> WHAT THE TASK REQUIRES
Repeat all of the material below exactly as written, images excluded.

> AVAILABLE DATA
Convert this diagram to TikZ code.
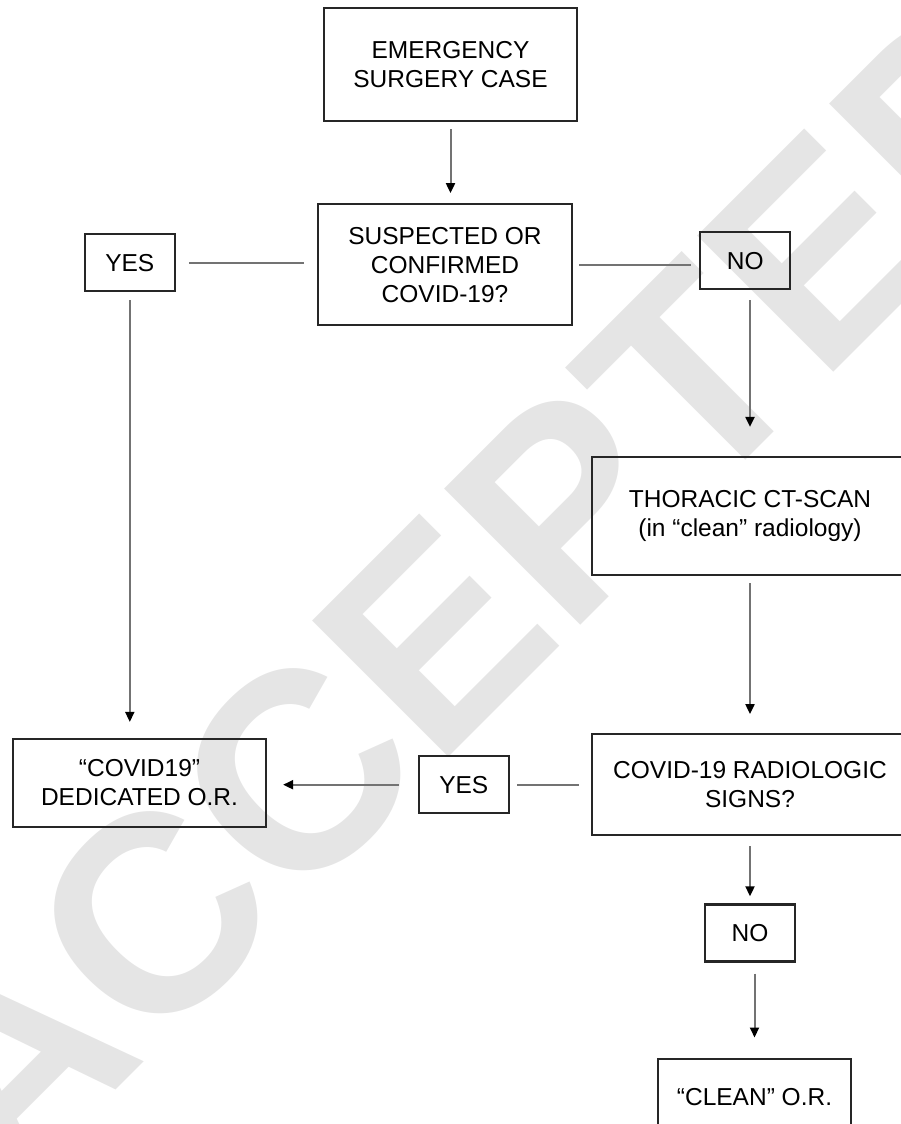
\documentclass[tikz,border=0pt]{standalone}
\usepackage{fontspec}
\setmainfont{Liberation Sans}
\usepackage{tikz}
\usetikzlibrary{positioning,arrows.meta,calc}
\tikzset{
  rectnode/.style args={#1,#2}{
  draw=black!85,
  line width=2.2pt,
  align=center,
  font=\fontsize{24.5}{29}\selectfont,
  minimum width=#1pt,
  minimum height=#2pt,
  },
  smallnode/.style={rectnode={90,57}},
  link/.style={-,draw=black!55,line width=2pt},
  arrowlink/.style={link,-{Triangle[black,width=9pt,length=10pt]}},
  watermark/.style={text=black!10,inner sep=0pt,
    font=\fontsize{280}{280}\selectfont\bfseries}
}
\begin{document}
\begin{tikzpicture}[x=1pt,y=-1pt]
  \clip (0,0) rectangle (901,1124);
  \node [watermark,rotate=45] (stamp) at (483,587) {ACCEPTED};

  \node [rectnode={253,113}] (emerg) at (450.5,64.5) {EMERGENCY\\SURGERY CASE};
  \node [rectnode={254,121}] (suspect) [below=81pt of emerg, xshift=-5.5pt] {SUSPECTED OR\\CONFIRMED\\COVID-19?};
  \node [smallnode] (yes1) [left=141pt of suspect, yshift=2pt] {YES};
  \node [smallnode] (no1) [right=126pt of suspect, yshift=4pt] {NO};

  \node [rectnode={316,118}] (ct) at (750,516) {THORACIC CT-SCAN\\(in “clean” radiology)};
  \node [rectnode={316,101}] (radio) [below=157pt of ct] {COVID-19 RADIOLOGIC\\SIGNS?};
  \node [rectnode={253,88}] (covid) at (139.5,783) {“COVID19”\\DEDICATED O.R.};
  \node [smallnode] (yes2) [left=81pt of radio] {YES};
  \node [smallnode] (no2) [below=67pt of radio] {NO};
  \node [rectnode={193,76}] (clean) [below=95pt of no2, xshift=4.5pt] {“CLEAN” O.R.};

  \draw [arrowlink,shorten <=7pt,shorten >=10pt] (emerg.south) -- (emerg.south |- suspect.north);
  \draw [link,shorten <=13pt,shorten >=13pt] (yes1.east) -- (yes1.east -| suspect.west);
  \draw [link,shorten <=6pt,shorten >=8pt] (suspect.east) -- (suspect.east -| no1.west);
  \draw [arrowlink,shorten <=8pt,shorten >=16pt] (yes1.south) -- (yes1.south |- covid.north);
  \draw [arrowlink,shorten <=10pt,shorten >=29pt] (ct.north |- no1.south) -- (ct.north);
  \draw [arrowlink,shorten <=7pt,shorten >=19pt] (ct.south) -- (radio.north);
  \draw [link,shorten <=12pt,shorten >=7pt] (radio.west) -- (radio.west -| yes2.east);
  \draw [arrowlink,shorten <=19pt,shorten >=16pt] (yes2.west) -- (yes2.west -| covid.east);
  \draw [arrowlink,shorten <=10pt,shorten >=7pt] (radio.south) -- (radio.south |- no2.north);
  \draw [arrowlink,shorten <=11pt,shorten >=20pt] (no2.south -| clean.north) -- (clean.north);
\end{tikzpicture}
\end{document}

> CORRECT RESPONSE
Convert this diagram to TikZ code.
\documentclass[tikz,border=0pt]{standalone}
\usepackage{fontspec}
\setmainfont{Liberation Sans}
\usepackage{tikz}
\usetikzlibrary{positioning,arrows.meta,calc}
\tikzset{
  rectnode/.style args={#1,#2}{
  draw=black!85,
  line width=2.2pt,
  align=center,
  font=\fontsize{24.5}{29}\selectfont,
  minimum width=#1pt,
  minimum height=#2pt,
  },
  smallnode/.style={rectnode={90,57}},
  link/.style={-,draw=black!55,line width=2pt},
  arrowlink/.style={link,-{Triangle[black,width=9pt,length=10pt]}},
  watermark/.style={text=black!10,inner sep=0pt,
    font=\fontsize{280}{280}\selectfont\bfseries}
}
\begin{document}
\begin{tikzpicture}[x=1pt,y=-1pt]
  \clip (0,0) rectangle (901,1124);
  \node [watermark,rotate=45] (stamp) at (483,587) {ACCEPTED};

  \node [rectnode={253,113}] (emerg) at (450.5,64.5) {EMERGENCY\\SURGERY CASE};
  \node [rectnode={254,121}] (suspect) [below=81pt of emerg, xshift=-5.5pt] {SUSPECTED OR\\CONFIRMED\\COVID-19?};
  \node [smallnode] (yes1) [left=141pt of suspect, yshift=2pt] {YES};
  \node [smallnode] (no1) [right=126pt of suspect, yshift=4pt] {NO};

  \node [rectnode={316,118}] (ct) at (750,516) {THORACIC CT-SCAN\\(in “clean” radiology)};
  \node [rectnode={316,101}] (radio) [below=157pt of ct] {COVID-19 RADIOLOGIC\\SIGNS?};
  \node [rectnode={253,88}] (covid) at (139.5,783) {“COVID19”\\DEDICATED O.R.};
  \node [smallnode] (yes2) [left=81pt of radio] {YES};
  \node [smallnode] (no2) [below=67pt of radio] {NO};
  \node [rectnode={193,76}] (clean) [below=95pt of no2, xshift=4.5pt] {“CLEAN” O.R.};

  \draw [arrowlink,shorten <=7pt,shorten >=10pt] (emerg.south) -- (emerg.south |- suspect.north);
  \draw [link,shorten <=13pt,shorten >=13pt] (yes1.east) -- (yes1.east -| suspect.west);
  \draw [link,shorten <=6pt,shorten >=8pt] (suspect.east) -- (suspect.east -| no1.west);
  \draw [arrowlink,shorten <=8pt,shorten >=16pt] (yes1.south) -- (yes1.south |- covid.north);
  \draw [arrowlink,shorten <=10pt,shorten >=29pt] (ct.north |- no1.south) -- (ct.north);
  \draw [arrowlink,shorten <=7pt,shorten >=19pt] (ct.south) -- (radio.north);
  \draw [link,shorten <=12pt,shorten >=7pt] (radio.west) -- (radio.west -| yes2.east);
  \draw [arrowlink,shorten <=19pt,shorten >=16pt] (yes2.west) -- (yes2.west -| covid.east);
  \draw [arrowlink,shorten <=10pt,shorten >=7pt] (radio.south) -- (radio.south |- no2.north);
  \draw [arrowlink,shorten <=11pt,shorten >=20pt] (no2.south -| clean.north) -- (clean.north);
\end{tikzpicture}
\end{document}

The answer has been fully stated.